§ WORK TO COMPLETE
Print exactly those lines that run from the beginning of the data to the line bearing "months_ticks = [0, 12, 24, 36, 48, 60]", inclusive.

§ STORED DATA
-----

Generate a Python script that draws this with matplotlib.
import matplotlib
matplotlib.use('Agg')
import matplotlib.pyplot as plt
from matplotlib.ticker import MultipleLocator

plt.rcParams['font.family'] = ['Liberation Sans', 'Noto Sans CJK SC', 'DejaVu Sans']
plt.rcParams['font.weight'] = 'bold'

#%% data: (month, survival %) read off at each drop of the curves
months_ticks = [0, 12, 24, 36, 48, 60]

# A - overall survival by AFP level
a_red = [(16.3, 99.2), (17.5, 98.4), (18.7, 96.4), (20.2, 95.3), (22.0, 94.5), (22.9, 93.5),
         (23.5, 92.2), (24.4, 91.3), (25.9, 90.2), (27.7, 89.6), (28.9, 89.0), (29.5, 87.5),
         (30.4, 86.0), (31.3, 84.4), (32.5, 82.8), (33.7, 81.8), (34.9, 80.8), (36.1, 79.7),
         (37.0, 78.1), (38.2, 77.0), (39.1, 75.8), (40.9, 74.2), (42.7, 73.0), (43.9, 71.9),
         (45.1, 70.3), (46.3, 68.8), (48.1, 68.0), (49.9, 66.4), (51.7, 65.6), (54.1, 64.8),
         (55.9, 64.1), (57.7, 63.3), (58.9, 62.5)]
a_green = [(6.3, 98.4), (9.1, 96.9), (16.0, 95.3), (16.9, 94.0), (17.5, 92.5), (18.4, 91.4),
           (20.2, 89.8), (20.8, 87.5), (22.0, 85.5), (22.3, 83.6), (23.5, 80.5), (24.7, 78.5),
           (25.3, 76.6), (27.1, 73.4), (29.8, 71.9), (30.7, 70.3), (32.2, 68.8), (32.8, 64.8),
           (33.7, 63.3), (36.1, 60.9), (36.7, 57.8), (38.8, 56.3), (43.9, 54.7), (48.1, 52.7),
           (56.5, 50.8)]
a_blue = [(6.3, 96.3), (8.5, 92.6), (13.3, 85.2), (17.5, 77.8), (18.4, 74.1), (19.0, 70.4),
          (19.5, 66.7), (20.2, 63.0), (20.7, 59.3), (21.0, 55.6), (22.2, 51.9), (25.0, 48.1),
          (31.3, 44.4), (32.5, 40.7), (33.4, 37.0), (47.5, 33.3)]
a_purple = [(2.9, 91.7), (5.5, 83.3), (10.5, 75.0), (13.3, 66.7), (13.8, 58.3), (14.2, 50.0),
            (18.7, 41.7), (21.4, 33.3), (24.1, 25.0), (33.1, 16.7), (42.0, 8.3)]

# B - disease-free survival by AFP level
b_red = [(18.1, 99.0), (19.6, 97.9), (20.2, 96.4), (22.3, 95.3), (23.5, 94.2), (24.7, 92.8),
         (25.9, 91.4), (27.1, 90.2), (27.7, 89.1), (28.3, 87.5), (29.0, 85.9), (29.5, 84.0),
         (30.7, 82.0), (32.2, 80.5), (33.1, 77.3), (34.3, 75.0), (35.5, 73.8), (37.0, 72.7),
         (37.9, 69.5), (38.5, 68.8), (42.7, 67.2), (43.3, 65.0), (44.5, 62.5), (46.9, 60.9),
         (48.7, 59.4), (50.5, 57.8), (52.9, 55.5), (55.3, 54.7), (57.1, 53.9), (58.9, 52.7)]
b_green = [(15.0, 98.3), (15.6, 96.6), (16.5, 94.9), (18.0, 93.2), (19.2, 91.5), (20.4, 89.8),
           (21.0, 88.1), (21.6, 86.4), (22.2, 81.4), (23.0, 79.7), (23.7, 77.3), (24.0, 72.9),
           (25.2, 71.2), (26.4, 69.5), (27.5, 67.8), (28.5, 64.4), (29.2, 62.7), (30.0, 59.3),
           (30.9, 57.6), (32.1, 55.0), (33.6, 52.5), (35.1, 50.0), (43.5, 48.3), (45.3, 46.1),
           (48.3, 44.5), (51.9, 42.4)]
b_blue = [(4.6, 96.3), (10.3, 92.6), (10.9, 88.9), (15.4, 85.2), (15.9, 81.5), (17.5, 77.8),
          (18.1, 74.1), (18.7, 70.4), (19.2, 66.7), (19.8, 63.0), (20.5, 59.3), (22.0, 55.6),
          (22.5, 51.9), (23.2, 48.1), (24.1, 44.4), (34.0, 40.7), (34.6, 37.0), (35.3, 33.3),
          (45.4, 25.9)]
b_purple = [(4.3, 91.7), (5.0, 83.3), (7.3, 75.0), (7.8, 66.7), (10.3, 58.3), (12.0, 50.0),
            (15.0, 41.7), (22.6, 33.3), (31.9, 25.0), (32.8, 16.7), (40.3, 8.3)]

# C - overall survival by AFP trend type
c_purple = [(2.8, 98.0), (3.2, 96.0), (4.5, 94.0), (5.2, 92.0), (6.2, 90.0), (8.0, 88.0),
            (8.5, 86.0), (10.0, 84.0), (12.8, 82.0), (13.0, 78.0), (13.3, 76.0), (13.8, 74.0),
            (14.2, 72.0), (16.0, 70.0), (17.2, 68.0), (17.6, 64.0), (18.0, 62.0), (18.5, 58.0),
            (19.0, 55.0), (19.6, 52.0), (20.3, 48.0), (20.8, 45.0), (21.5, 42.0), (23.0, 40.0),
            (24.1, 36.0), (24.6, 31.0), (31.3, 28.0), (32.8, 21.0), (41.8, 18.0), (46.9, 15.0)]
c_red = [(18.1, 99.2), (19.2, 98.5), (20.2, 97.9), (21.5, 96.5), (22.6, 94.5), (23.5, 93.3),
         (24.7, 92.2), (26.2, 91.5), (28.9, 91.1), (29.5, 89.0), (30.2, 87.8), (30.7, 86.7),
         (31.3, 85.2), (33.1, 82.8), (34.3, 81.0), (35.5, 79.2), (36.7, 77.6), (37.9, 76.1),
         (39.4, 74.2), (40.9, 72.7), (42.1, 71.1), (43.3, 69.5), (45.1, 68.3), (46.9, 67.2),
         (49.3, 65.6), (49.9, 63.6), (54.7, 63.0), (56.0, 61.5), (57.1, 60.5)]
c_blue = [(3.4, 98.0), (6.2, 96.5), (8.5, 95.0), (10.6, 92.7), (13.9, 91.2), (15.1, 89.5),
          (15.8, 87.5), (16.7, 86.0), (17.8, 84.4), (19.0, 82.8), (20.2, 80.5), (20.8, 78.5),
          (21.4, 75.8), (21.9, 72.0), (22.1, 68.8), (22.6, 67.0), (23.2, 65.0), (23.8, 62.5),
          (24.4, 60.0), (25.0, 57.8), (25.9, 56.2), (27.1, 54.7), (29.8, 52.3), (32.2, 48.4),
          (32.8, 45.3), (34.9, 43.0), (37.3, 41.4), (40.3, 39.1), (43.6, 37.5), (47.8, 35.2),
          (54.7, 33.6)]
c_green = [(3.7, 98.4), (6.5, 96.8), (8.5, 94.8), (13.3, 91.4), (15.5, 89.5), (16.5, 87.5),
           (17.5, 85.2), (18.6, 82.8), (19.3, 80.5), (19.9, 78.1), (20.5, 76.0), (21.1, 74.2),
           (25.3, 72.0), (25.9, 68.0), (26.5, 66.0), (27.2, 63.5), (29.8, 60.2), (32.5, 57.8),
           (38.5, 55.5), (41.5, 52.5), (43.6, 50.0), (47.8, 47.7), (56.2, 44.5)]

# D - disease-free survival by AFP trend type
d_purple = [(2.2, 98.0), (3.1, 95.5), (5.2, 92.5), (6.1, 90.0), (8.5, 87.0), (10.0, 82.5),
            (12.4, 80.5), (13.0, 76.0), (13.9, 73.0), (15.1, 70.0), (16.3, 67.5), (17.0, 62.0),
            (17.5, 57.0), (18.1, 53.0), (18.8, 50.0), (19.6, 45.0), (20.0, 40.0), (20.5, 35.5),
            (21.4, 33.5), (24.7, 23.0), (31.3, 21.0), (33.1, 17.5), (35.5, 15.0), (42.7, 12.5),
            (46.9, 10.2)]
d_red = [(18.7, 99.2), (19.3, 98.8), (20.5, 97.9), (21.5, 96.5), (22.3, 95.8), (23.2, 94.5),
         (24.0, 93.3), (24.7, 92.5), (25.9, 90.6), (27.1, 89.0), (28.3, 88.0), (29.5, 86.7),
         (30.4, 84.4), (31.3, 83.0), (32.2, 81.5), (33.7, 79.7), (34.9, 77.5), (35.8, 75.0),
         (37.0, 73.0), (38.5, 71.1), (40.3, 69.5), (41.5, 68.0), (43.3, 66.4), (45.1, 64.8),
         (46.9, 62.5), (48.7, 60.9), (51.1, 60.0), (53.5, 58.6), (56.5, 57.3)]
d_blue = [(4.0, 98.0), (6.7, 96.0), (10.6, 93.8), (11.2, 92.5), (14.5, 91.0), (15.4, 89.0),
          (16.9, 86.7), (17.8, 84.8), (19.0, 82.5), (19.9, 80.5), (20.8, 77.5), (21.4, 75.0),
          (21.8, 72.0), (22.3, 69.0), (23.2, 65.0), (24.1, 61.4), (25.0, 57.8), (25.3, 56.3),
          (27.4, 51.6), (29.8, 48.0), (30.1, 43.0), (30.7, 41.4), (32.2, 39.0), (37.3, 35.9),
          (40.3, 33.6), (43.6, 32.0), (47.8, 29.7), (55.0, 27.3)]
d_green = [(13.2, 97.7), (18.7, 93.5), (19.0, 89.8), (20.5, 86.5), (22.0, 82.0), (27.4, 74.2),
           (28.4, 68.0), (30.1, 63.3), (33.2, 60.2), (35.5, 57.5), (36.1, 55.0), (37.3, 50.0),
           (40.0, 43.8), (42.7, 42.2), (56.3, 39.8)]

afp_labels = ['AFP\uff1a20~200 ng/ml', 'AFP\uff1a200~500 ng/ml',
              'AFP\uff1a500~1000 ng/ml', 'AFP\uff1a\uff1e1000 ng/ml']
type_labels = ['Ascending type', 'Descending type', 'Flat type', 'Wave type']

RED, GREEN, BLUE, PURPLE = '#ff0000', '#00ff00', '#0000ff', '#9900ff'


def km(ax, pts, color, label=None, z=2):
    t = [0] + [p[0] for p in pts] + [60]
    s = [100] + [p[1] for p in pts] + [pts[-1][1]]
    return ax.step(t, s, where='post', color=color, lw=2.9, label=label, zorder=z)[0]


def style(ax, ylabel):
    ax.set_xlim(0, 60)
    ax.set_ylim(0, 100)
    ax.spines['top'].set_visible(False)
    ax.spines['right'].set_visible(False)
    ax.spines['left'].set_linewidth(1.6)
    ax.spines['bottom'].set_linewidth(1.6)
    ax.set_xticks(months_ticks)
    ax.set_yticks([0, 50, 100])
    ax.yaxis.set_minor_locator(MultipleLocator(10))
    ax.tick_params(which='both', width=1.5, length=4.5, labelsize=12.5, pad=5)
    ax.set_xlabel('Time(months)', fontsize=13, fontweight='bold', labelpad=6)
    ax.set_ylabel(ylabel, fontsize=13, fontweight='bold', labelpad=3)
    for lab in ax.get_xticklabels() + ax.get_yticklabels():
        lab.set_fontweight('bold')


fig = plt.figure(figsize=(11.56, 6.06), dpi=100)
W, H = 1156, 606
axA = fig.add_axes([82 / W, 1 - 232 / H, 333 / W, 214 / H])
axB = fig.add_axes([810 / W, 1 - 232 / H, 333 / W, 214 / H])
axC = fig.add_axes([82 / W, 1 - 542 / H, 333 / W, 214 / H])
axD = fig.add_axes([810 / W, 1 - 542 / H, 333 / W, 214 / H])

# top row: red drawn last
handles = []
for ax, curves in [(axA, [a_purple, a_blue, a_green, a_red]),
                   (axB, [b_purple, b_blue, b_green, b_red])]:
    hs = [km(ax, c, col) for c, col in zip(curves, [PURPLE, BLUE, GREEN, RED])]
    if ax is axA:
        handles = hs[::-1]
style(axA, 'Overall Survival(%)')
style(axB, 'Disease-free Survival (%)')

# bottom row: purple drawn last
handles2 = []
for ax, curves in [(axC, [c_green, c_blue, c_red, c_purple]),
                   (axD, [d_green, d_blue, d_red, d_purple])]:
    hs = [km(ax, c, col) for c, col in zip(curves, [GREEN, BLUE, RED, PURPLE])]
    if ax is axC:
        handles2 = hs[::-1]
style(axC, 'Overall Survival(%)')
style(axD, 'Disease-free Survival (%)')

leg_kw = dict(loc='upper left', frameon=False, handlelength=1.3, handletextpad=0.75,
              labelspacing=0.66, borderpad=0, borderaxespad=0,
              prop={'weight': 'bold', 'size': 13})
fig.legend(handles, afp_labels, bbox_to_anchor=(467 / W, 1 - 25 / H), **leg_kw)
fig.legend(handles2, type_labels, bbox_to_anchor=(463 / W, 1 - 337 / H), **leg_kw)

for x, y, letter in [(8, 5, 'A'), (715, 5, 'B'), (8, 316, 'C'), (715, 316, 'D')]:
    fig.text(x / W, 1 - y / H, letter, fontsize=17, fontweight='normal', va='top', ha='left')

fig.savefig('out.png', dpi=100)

-----

§ RESULT FOR THIS TASK
Generate a Python script that draws this with matplotlib.
import matplotlib
matplotlib.use('Agg')
import matplotlib.pyplot as plt
from matplotlib.ticker import MultipleLocator

plt.rcParams['font.family'] = ['Liberation Sans', 'Noto Sans CJK SC', 'DejaVu Sans']
plt.rcParams['font.weight'] = 'bold'

#%% data: (month, survival %) read off at each drop of the curves
months_ticks = [0, 12, 24, 36, 48, 60]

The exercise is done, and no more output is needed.